Fresco or Wall Painting
Cave walls were the first places where humans painted. In the very distant past, Iranians used a mixture of fruit extracts and iron oxide to paint buildings. Usually, the art of painting is performed on freshly coated plaster on walls, plasterwork surface, or murals.
Achaemenid, Parthian, and Sassanid palaces were also decorated with this art. After Islam, Fresco and wall painting flourished during the Timurid era.
In the Safavid period, oil paint was used to paint large wall paintings. Sheikh Lotfollah Mosque and Aali Qapu Palace are some of the prominent Safavid buildings decorated with fresco wall paintings.
The History of Iranian Architecture
Iranian architectural styles are inspired by the materials available in the country. In ancient times, Iranians made primitive clay molds and filled them with hard clay, hard plaster mortar, and bricks and stones. They built big and beautiful Tells (mounds), whose smooth and wide surfaces drove artists to create decorative art.
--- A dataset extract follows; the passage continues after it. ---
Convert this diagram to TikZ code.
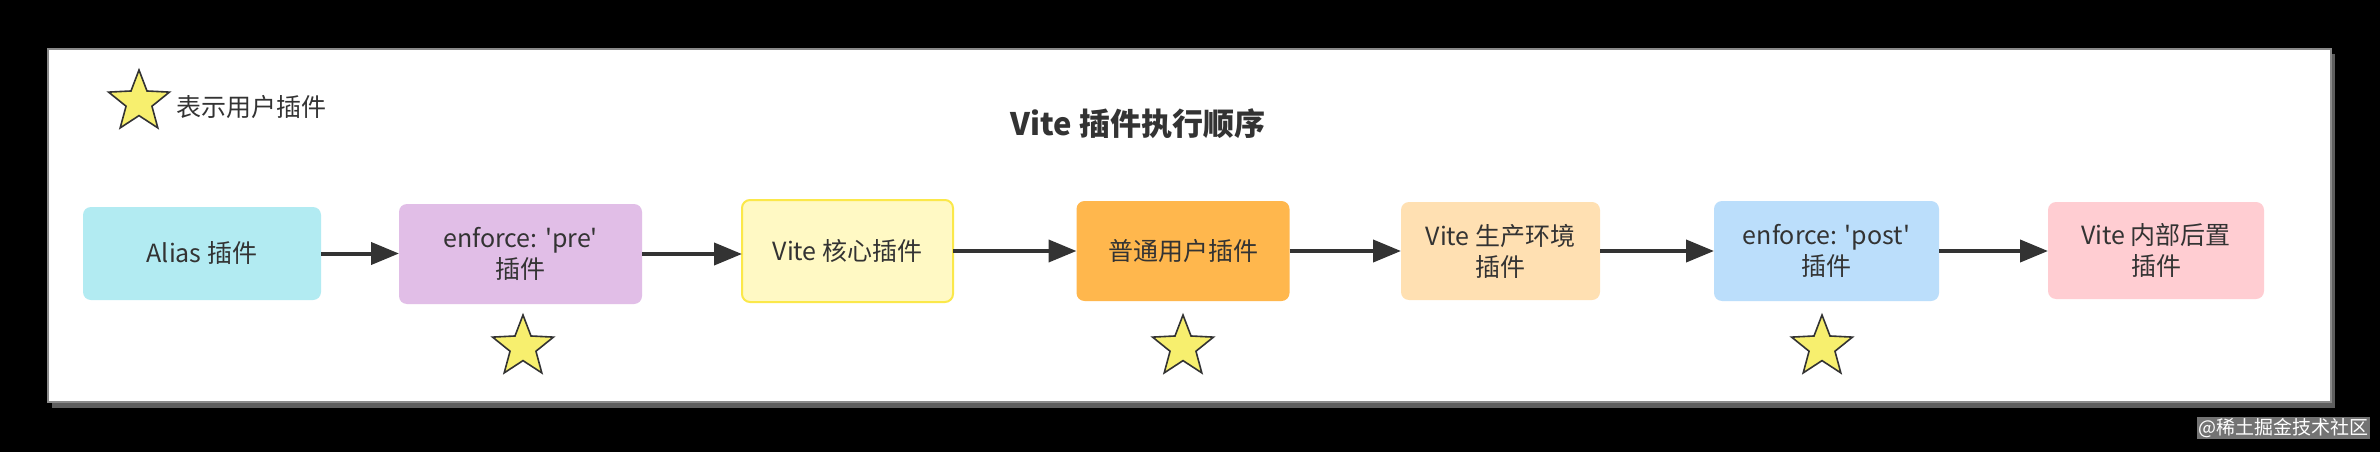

Even after 3 thousand years, some elements of ancient Iranian architectural design are present in modern Iranian architecture. These elements are large doors with tall magnificent entrance vaults, columns with wall-mounted capitals, halls, Chahartaq (four-vault) dome, large oval-shaped vaults, Chahar-Iwan (four-hall) courtyard, basic high towers, an interior yard and pool, indirect entrances and extensive decorations.
In addition to the climate, available materials, religious ideals, and local culture, historical figures have also played an important role in the development of Iranian architecture.
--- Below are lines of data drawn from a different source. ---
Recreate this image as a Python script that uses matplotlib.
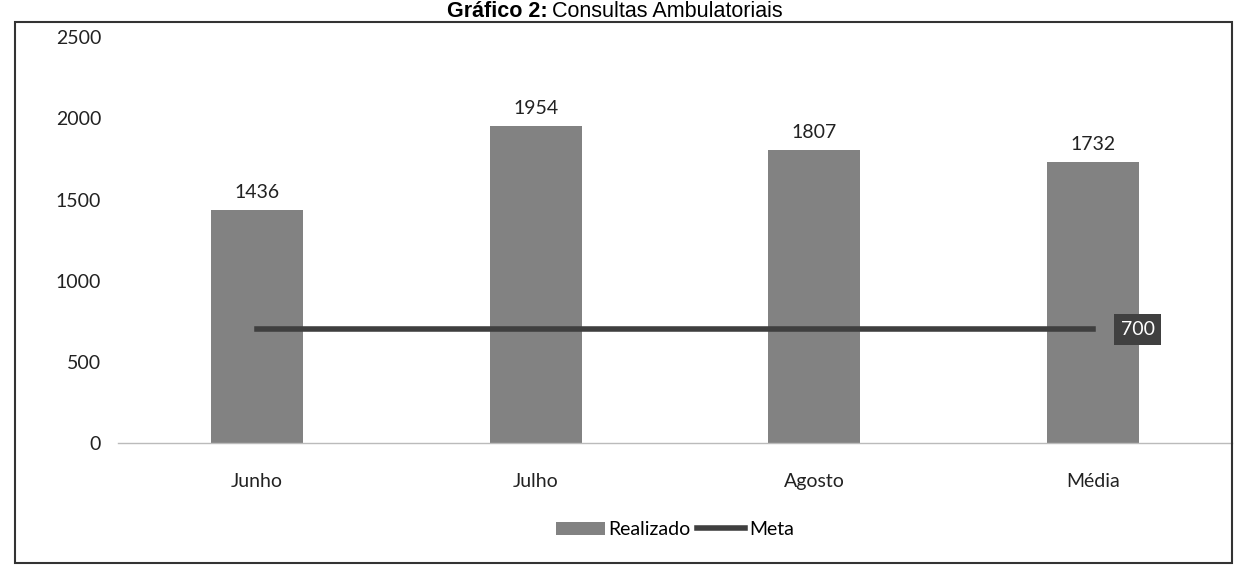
import matplotlib.pyplot as plt
from matplotlib.patches import Rectangle
import numpy as np

# data
categorias = ["Junho", "Julho", "Agosto", "Média"]
realizado = [1436, 1954, 1807, 1732]
meta = [700, 700, 700, 700]
yticks = [0, 500, 1000, 1500, 2000, 2500]

plt.rcParams['font.family'] = ['Lato', 'DejaVu Sans']

fig = plt.figure(figsize=(12.41, 5.73), dpi=100)
ax = fig.add_axes([0.095, 0.227, 0.898, 0.708])

x = np.arange(len(categorias))
ax.bar(x, realizado, width=0.33, color='#828282', label='Realizado', zorder=2)
ax.plot(x, meta, color='#3f3f3f', linewidth=4, label='Meta', zorder=3)

for xi, v in zip(x, realizado):
    ax.text(xi, v + 55, str(v), ha='center', va='bottom', fontsize=14, color='#222222')

# rotulo da meta no ultimo ponto
ax.text(x[-1] + 0.16, meta[-1], str(meta[-1]), ha='center', va='center', fontsize=14,
        color='white', bbox=dict(boxstyle='square,pad=0.35', facecolor='#404040', edgecolor='none'),
        zorder=4)

ax.set_xlim(-0.5, len(categorias) - 0.5)
ax.set_ylim(0, 2500)
ax.set_yticks(yticks)
ax.set_xticks(x)
ax.set_xticklabels(categorias)
ax.tick_params(axis='both', length=0, labelsize=14, colors='#222222')
ax.tick_params(axis='y', pad=12)
ax.tick_params(axis='x', pad=22)
for s in ['top', 'right', 'left']:
    ax.spines[s].set_visible(False)
ax.spines['bottom'].set_color('#bbbbbb')
ax.spines['bottom'].set_linewidth(1)

handles, labels = ax.get_legend_handles_labels()
order = [labels.index('Realizado'), labels.index('Meta')]
ax.legend([handles[i] for i in order], [labels[i] for i in order],
          loc='upper center', bbox_to_anchor=(0.5, -0.15), ncol=2, frameon=False,
          fontsize=14, handlelength=2.5, columnspacing=0.3, handletextpad=0.2)

# moldura
fig.patches.append(Rectangle((15 / 1241, 1 - 563 / 573), 1217 / 1241, 541 / 573,
                             transform=fig.transFigure, fill=False, edgecolor='#333333',
                             linewidth=1.5))

# titulo no topo
ty = 1 - 1 / 573
fig.text(0.441, ty, "Gráfico 2:", ha='right', va='top', fontsize=15.5, fontweight='bold',
         family='Liberation Sans')
fig.text(0.445, ty, "Consultas Ambulatoriais", ha='left', va='top', fontsize=15.5,
         family='Liberation Sans')

fig.savefig('out.png', dpi=100)
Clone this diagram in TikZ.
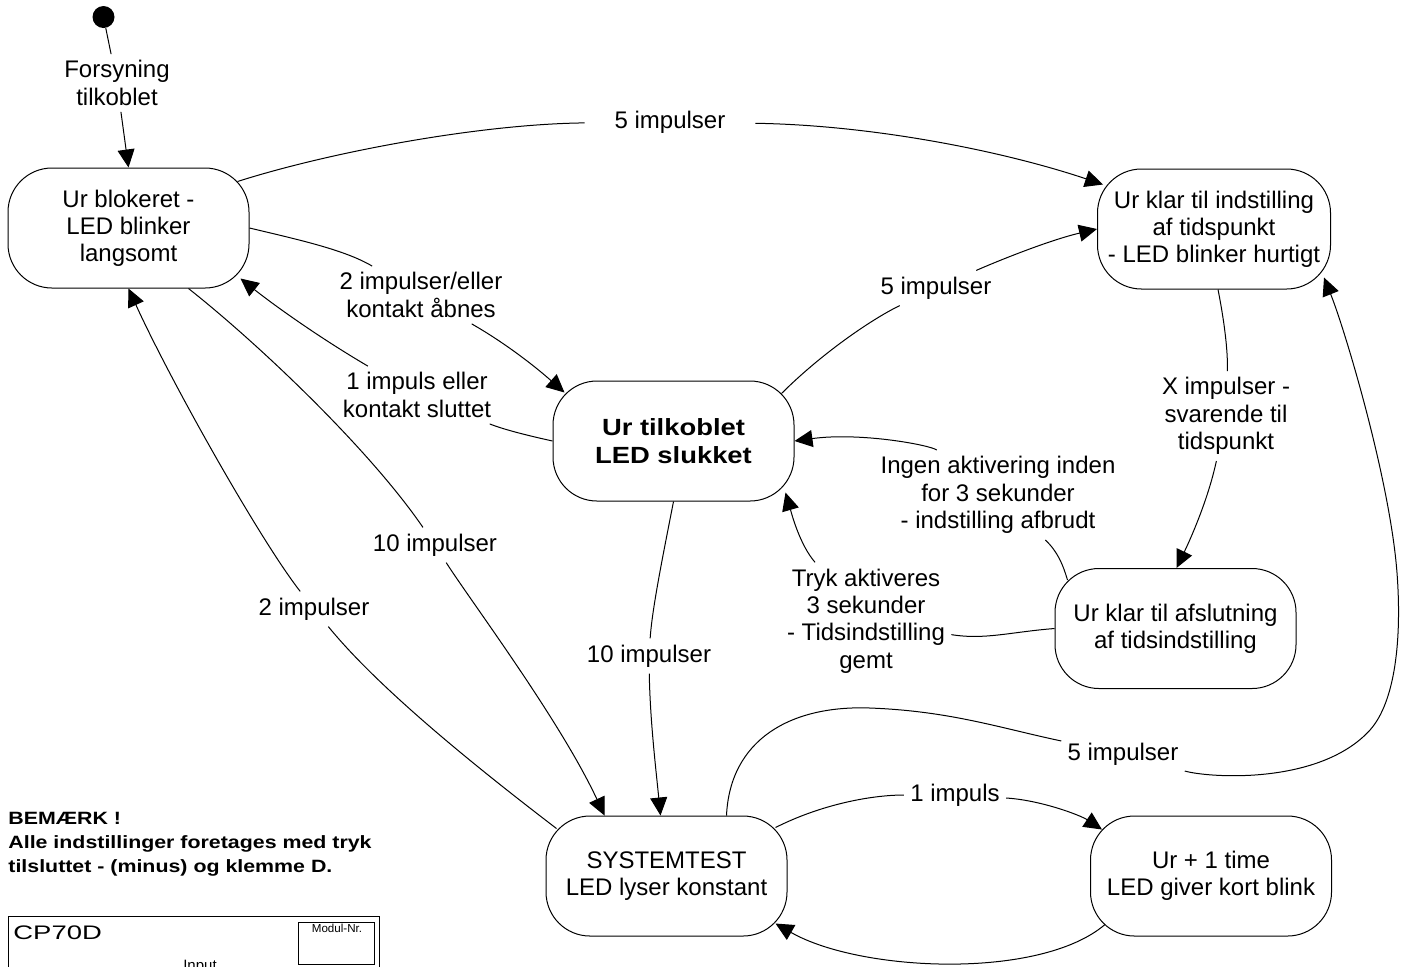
\documentclass[tikz,border=0pt]{standalone}
\usepackage{fontspec}
\setmainfont{Liberation Sans}
\newfontfamily\widesans[FakeStretch=1.17]{Liberation Sans}
\newfontfamily\notesans[FakeStretch=1.2]{Liberation Sans}
\newfontfamily\titlesans[FakeStretch=1.4]{Liberation Sans}
\usetikzlibrary{calc,arrows.meta}
\tikzset{
	state/.style={draw, line width=0.5pt, rounded corners=22pt, minimum width=120.5pt, minimum height=60pt, align=center, font=\fontsize{12}{13.4}\selectfont},
	lbl/.style={align=center, inner sep=3pt, font=\fontsize{12}{13.7}\selectfont},
	trans/.style={line width=0.5pt, -{Triangle[length=9pt,width=8.5pt]}},
	leg/.style={line width=0.5pt},
}

\begin{document}
\begin{tikzpicture}[x=0.5pt, y=-0.5pt]
		%%%%% START %%%%%
		\useasboundingbox (0, 0) rectangle (1411, 966);
		
		\node[state] (blok) at (128.5, 228) {Ur blokeret -\\LED blinker\\langsomt};
		\node[state, minimum width=116.5pt] (klar) at (1214, 229) {Ur klar til indstilling\\af tidspunkt\\- LED blinker hurtigt};
		\node[state, font=\widesans\bfseries\fontsize{11.7}{14}\selectfont] (tilk) at (673.5, 441) {Ur tilkoblet\\LED slukket};
		\node[state] (afsl) at (1175.5, 628.5) {Ur klar til afslutning\\af tidsindstilling};
		\node[state] (syst) at (666.5, 876) {SYSTEMTEST\\LED lyser konstant};
		\node[state] (time) at (1211, 876) {Ur + 1 time\\LED giver kort blink};
		
		\node[circle, fill=black, inner sep=0pt, minimum size=11pt] (init) at (103.5, 17) {};
		
		\node[lbl] (forsy) at (117, 83) {Forsyning\\tilkoblet};
		\node[lbl, minimum width=85pt] (imp5a) at (670, 122) {5 impulser};
		\node[lbl] (imp2e) at (421, 295) {2 impulser/eller\\kontakt åbnes};
		\node[lbl] (imp1e) at (417, 395) {1 impuls eller\\kontakt sluttet};
		\node[lbl] (imp10a) at (435, 545) {10 impulser};
		\node[lbl] (imp2b) at (314, 609) {2 impulser};
		\node[lbl] (imp10b) at (649, 656) {10 impulser};
		\node[lbl] (imp5b) at (936, 288) {5 impulser};
		\node[lbl] (ximp) at (1226, 416) {X impulser -\\svarende til\\tidspunkt};
		\node[lbl] (ingen) at (998, 495) {Ingen aktivering inden\\for 3 sekunder\\- indstilling afbrudt};
		\node[lbl] (tryk) at (866, 621) {Tryk aktiveres\\3 sekunder\\- Tidsindstilling\\gemt};
		\node[lbl] (imp5c) at (1123, 754) {5 impulser};
		\node[lbl] (imp1) at (955, 795) {1 impuls};
		
		\draw[leg] (init) -- (forsy);
		\draw[trans] (forsy) -- (blok.north);
		
		\draw[leg] ($(blok.north east)+(-12,14)$) .. controls (330,152) and (480,124) .. (imp5a);
		\draw[trans] (imp5a) .. controls (870,125) and (1000,150) .. ($(klar.north west)+(6,16)$);
		
		\draw[leg] (blok.east) .. controls (300,240) and (345,250) .. (imp2e);
		\draw[trans] (imp2e) .. controls (500,340) and (530,362) .. ($(tilk.north west)+(12,12)$);
		
		\draw[leg] (tilk.west) .. controls (530,436) and (505,430) .. (imp1e);
		\draw[trans] (imp1e) .. controls (315,335) and (270,302) .. ($(blok.south east)+(-9,-10)$);
		
		\draw[leg] ($(blok.south)+(60,0)$) .. controls (260,345) and (370,450) .. (imp10a);
		\draw[trans] (imp10a) .. controls (470,600) and (560,720) .. ($(syst.north)+(-62,0)$);
		
		\draw[leg] ($(syst.north west)+(11,13)$) .. controls (480,770) and (380,690) .. (imp2b);
		\draw[trans] (imp2b) .. controls (260,540) and (170,380) .. (blok.south);
		
		\draw[leg] (tilk.south) .. controls (662,560) and (652,610) .. (imp10b);
		\draw[trans] (imp10b) .. controls (650,720) and (656,770) .. ($(syst.north)+(-6,0)$);
		
		\draw[leg] ($(tilk.north east)+(-13,13)$) .. controls (820,355) and (870,320) .. (imp5b);
		\draw[trans] (imp5b) .. controls (1000,260) and (1050,240) .. (klar.west);
		
		\draw[leg] ($(klar.south)+(4,0)$) .. controls (1224,320) and (1228,350) .. (ximp);
		\draw[trans] (ximp) .. controls (1208,500) and (1190,540) .. ($(afsl.north)+(1,0)$);
		
		\draw[leg] ($(afsl.north west)+(13,12)$) .. controls (1063,565) and (1058,552) .. (ingen);
		\draw[trans] (ingen) .. controls (930,445) and (860,432) .. (tilk.east);
		
		\draw[leg] (afsl.west) .. controls (1010,632) and (985,640) .. (tryk);
		\draw[trans] (tryk) .. controls (800,545) and (792,515) .. ($(tilk.south east)+(-9,-9)$);
		
		\draw[leg] ($(syst.north)+(60,0)$) .. controls (730,740) and (790,705) .. (870,708) .. controls (950,711) and (1000,728) .. (imp5c);
		\draw[trans] (imp5c) .. controls (1210,778) and (1320,785) .. (1370,730) .. controls (1395,702) and (1402,640) .. (1397,573) .. controls (1390,480) and (1345,330) .. ($(klar.south east)+(-7,-12)$);
		
		\draw[leg] ($(syst.north east)+(-12,12)$) .. controls (820,805) and (870,795) .. (imp1);
		\draw[trans] (imp1) .. controls (1040,800) and (1080,815) .. ($(time.north west)+(12,14)$);
		
		\draw[trans] ($(time.south west)+(15,-12)$) .. controls (1040,980) and (860,972) .. ($(syst.south east)+(-12,-13)$);
		
		\node[anchor=north west, inner sep=0pt, align=left, font=\notesans\bfseries\fontsize{8.9}{12}\selectfont] (note) at (8, 812) {BEMÆRK !\\Alle indstillinger foretages med tryk\\tilsluttet - (minus) og klemme D.};
		
		\draw[leg] (8, 916) rectangle (379, 990);
		\draw[leg] (298, 922) rectangle (374, 964);
		\node[anchor=west, inner sep=0pt, font=\titlesans\fontsize{9.8}{12}\selectfont] (cp) at (13, 933) {CP70D};
		\node[inner sep=0pt, font=\fontsize{5.8}{7}\selectfont] (modul) at (337, 928) {Modul-Nr.};
		\node[anchor=north, inner sep=0pt, font=\fontsize{7.5}{9}\selectfont] (input) at (200, 960) {Input};
		
		%%%%% END %%%%%
	\end{tikzpicture}
\end{document}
Natural landscapes, snow-covered mountains, vast valleys, and boundless plains of the Iranian plateau left an impression on the mind and soul of the Iranian architect, which has been reflected in their works. Mountains have been a source of inspiration in Iranian architecture in both a physical and symbolic sense.
After the popularization of the Zoroastrian religion, the concept of beauty was associated with light. Iranian art has always strived to convey light and clarity, and at the same time, avoid dark and desolate designs. For ancient Iranians, like other ancient civilizations, beauty was considered a divine attribute.
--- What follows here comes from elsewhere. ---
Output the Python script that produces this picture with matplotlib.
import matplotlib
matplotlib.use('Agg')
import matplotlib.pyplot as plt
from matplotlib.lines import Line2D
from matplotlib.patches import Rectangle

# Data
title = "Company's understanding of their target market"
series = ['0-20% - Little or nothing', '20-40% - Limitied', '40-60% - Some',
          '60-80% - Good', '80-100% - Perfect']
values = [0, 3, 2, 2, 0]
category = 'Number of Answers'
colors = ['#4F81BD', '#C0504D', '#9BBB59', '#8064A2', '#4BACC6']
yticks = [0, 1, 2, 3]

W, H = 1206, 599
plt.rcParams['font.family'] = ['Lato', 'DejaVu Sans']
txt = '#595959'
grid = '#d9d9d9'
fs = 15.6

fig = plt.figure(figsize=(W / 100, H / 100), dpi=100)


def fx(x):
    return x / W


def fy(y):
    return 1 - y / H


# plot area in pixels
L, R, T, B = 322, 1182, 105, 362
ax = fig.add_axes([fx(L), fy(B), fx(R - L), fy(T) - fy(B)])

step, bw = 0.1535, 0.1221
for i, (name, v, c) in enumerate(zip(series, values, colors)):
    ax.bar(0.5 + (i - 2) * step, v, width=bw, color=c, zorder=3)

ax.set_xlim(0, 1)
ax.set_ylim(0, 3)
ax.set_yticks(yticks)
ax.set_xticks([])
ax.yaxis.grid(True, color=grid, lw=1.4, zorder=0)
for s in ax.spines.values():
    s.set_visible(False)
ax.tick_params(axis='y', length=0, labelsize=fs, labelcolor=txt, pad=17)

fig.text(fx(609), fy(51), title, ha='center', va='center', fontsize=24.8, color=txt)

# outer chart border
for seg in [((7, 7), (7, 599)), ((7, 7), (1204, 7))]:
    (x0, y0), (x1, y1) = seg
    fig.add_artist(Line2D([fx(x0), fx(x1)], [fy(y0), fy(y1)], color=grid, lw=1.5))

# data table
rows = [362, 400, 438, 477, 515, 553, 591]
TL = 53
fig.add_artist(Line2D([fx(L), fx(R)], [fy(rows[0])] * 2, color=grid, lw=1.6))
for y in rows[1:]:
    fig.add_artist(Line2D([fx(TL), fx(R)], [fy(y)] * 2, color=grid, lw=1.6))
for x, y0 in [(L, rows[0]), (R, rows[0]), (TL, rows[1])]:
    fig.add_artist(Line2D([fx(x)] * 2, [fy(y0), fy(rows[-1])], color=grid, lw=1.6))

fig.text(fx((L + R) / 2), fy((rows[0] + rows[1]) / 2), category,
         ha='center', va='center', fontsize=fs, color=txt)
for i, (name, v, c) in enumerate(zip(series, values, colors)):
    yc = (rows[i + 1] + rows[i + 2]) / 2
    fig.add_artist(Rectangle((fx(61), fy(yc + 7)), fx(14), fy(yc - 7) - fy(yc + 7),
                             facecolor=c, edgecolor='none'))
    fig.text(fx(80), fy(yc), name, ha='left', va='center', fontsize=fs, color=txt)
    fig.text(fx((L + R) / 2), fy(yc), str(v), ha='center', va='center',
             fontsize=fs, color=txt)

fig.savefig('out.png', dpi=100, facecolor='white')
Primitive Iranian Architecture
In order to identify the roots of the main elements of Iranian architecture, such as arches and vaults, and domes, we must go back to before the arrival of the Aryan tribesman to the Iranian plateau.
Agricultural villages discovered in Iran from 6,000 to 8,000 years BC are the first known entries in the history of Iranian architecture. Ancient graveyards can be considered the first signs of intentional architecture. Goor Kharposhteh in Kashan’s Tepe Sialk is the first example of fortified vault architecture.
There is also a graveyard of a Scythian tribe in the north of Lorestan on the ancient hill of Ziwiyeh Castle. This grave is the first recorded attempt to create a circular design in the 9th and 10th centuries BC.
The prehistoric village of Sialk is considered the first architectural phenomenon in the fifth millennium BC. The walls in the Sialk village were built with riprap stones, Sarooj mortar, and limestone. Iron oxide and fruit extracts were used to paint the walls.
Later, Sialk people discovered how to make baked adobe. They shaped the clay by hand and dried it in the sunlight. They made grooves on the surface using their fingers before the clay fully sets. This made the bricklaying process and applying mortar easier. Later, the village of Tepe Sialk became a fortified town with a watchtower, bailey, and battlements. There were social divisions in the city, and even the graves were marked.
Elamite Architecture
In the third millennium BC, the Elam civilization thrived in Mesopotamia. They were a powerful kingdom before the Achaemenes rose to power. Graves with arched vaults have been found in Haft Tepe archeological excavation sites. The baked adobe vaulting style in these graves is still popular today with the same principles and is known as “Korepoosh” or cradle vault.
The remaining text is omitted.